Football Index sparks uproar by slashing dividends days after “minting” new shares
Out-of-pocket customers flock to Twitter to vent their anger and call for UK Gambling Commission to step in

Football Index caused outrage among customers at the weekend by announcing significant reductions in dividend pay-outs just days after shares in new players were “minted”.
The Jersey-based platform allows users to buy and sell “shares” in footballers by placing a three-year bet on whether a player’s value will rise, while dividends are paid out relating to on-field performances and media buzz.
On Friday evening, Football Index, which is licensed by the UK Gambling Commission (UKGC), announced it was giving 28 days’ notice of the cutting of dividends from a previous maximum of 14p to mostly 1p or 2p pay-outs.
The company said the move was being made to “ensure the long-term sustainability” of the platform. Trading was suspended until 7am Saturday morning.
However, the announcement led to the latest in a series of price crashes as the value of players listed on Football Index nose-dived.
For instance, Manchester United playmaker Bruno Fernandes was worth £7.20 per share before Friday’s announcement. At the time of writing, he is worth just £1.36.

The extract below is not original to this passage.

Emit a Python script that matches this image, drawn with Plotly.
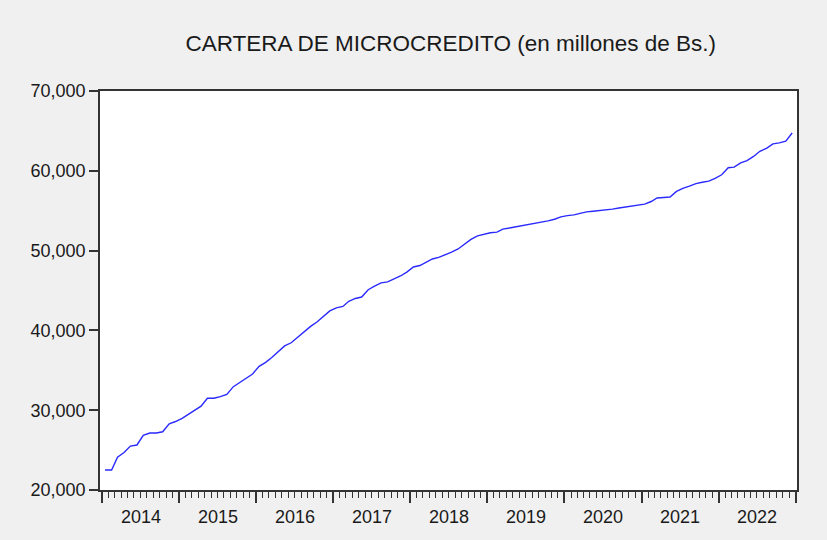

Likewise, Borussia Dortmund star Jadon Sancho, who hit a high of around £15 last year, is currently available to buy at £1.12 after trading at around £7 in February.
Some customers took to Trustpilot to leave one-star reviews, as well as Twitter to express their fury at the decision, which came shortly after the issuing of new shares in players.
Users revealed on social media how much their portfolios had lost of late and how they were forced to reveal to partners at the weekend the extent of their losses. Others posted how they had five and six figures tied up in their investment portfolios.
To say I feel sick is an understatement…my life savings up in smoke, how can they get away with this #footballindex pic.twitter.com/3RSAiSaEIZ
— pie_FI (@SiFI50065872) March 7, 2021
Football Index, which is the main shirt sponsor of QPR and Nottingham Forest, drew criticism among its customers last year when the company removed the opportunity to instantly sell shares in players back to the firm.
Management introduced order books to transform Football Index into a peer-to-peer exchange, yet the lack of liquidity prompted a series of market crashes that left many users with huge losses and unable to exit positions.
Also, a deal signed in July 2019 for the Nasdaq to provide a cloud-based trading engine has yet to come to fruition, with Football Index revealing in the latest announcement that it had “hit pause” on the integration.
Some of its customer base have questioned whether Football Index planning to slash dividends is legal and have called on the Gambling Commission to investigate.
In a written statement, a spokesperson for Football Index said the company was aware the announcement has “caused frustration and disappointment” for many customers.
“While we take the concerns of our customers very seriously, we want to stress that our decisions have been guided by a desire to help customers achieve the best outcomes and receive the best possible returns, while also having the long-term sustainability of the business front-of-mind.
“Every decision that we make with regards to introducing new features to the platform is made with the express goal of providing a sustainable level of growth in terms of customers and the value of bets made in that period.
“We see our business plan as a sustainable one for growth and, eventually, for improved returns to customers, as soon as this becomes viable once more. As we have previously outlined to our customers, yields had become unsustainably high compared to the level of activity on the platform, which has made this decision an unfortunate but necessary one.”
Football Index was co-founded in 2015 by Adam Cole and went on to gain a cult-like following among users who evangelised the product on social media platforms.
However, Cole stepped down as CEO in December in order to “reset” the business. He remained chairman and was replaced as CEO by co-founder and CMO Mike Bohan.
EGR has approached the UKGC for comment.